-------- INFORMATION SUPPLIED
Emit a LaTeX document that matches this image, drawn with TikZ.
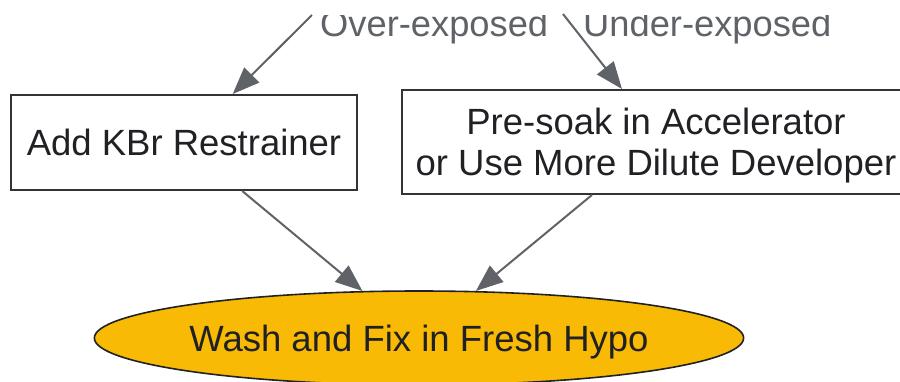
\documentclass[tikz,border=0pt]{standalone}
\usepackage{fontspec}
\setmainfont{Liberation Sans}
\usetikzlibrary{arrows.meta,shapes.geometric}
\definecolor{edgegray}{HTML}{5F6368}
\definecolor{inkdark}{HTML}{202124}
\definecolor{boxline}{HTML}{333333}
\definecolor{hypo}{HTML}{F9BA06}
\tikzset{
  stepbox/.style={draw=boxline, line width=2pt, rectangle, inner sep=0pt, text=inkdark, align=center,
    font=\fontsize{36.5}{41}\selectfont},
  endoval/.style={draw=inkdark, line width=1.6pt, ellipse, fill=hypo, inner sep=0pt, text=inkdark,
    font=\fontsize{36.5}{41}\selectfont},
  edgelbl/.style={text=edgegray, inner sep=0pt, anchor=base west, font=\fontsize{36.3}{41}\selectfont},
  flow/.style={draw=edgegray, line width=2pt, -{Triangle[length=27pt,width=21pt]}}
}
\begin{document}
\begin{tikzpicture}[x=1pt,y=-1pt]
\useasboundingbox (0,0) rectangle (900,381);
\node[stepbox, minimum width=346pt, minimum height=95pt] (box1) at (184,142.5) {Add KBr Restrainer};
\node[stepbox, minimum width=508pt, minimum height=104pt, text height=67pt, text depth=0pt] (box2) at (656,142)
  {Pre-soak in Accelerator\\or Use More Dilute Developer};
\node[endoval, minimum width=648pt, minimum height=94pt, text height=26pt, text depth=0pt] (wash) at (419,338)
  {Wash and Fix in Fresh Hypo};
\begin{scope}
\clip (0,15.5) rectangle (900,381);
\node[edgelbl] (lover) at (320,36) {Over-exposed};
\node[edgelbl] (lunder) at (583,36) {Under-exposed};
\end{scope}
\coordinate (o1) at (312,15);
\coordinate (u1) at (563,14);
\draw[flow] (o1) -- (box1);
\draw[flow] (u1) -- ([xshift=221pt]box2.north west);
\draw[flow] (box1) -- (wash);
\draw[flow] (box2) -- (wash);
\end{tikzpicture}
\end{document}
----------------
• **TASK PROMPT**
Could you repeat all of the material exactly? Pictures should not be copied.

• **TASK ANSWER**
Emit a LaTeX document that matches this image, drawn with TikZ.
\documentclass[tikz,border=0pt]{standalone}
\usepackage{fontspec}
\setmainfont{Liberation Sans}
\usetikzlibrary{arrows.meta,shapes.geometric}
\definecolor{edgegray}{HTML}{5F6368}
\definecolor{inkdark}{HTML}{202124}
\definecolor{boxline}{HTML}{333333}
\definecolor{hypo}{HTML}{F9BA06}
\tikzset{
  stepbox/.style={draw=boxline, line width=2pt, rectangle, inner sep=0pt, text=inkdark, align=center,
    font=\fontsize{36.5}{41}\selectfont},
  endoval/.style={draw=inkdark, line width=1.6pt, ellipse, fill=hypo, inner sep=0pt, text=inkdark,
    font=\fontsize{36.5}{41}\selectfont},
  edgelbl/.style={text=edgegray, inner sep=0pt, anchor=base west, font=\fontsize{36.3}{41}\selectfont},
  flow/.style={draw=edgegray, line width=2pt, -{Triangle[length=27pt,width=21pt]}}
}
\begin{document}
\begin{tikzpicture}[x=1pt,y=-1pt]
\useasboundingbox (0,0) rectangle (900,381);
\node[stepbox, minimum width=346pt, minimum height=95pt] (box1) at (184,142.5) {Add KBr Restrainer};
\node[stepbox, minimum width=508pt, minimum height=104pt, text height=67pt, text depth=0pt] (box2) at (656,142)
  {Pre-soak in Accelerator\\or Use More Dilute Developer};
\node[endoval, minimum width=648pt, minimum height=94pt, text height=26pt, text depth=0pt] (wash) at (419,338)
  {Wash and Fix in Fresh Hypo};
\begin{scope}
\clip (0,15.5) rectangle (900,381);
\node[edgelbl] (lover) at (320,36) {Over-exposed};
\node[edgelbl] (lunder) at (583,36) {Under-exposed};
\end{scope}
\coordinate (o1) at (312,15);
\coordinate (u1) at (563,14);
\draw[flow] (o1) -- (box1);
\draw[flow] (u1) -- ([xshift=221pt]box2.north west);
\draw[flow] (box1) -- (wash);
\draw[flow] (box2) -- (wash);
\end{tikzpicture}
\end{document}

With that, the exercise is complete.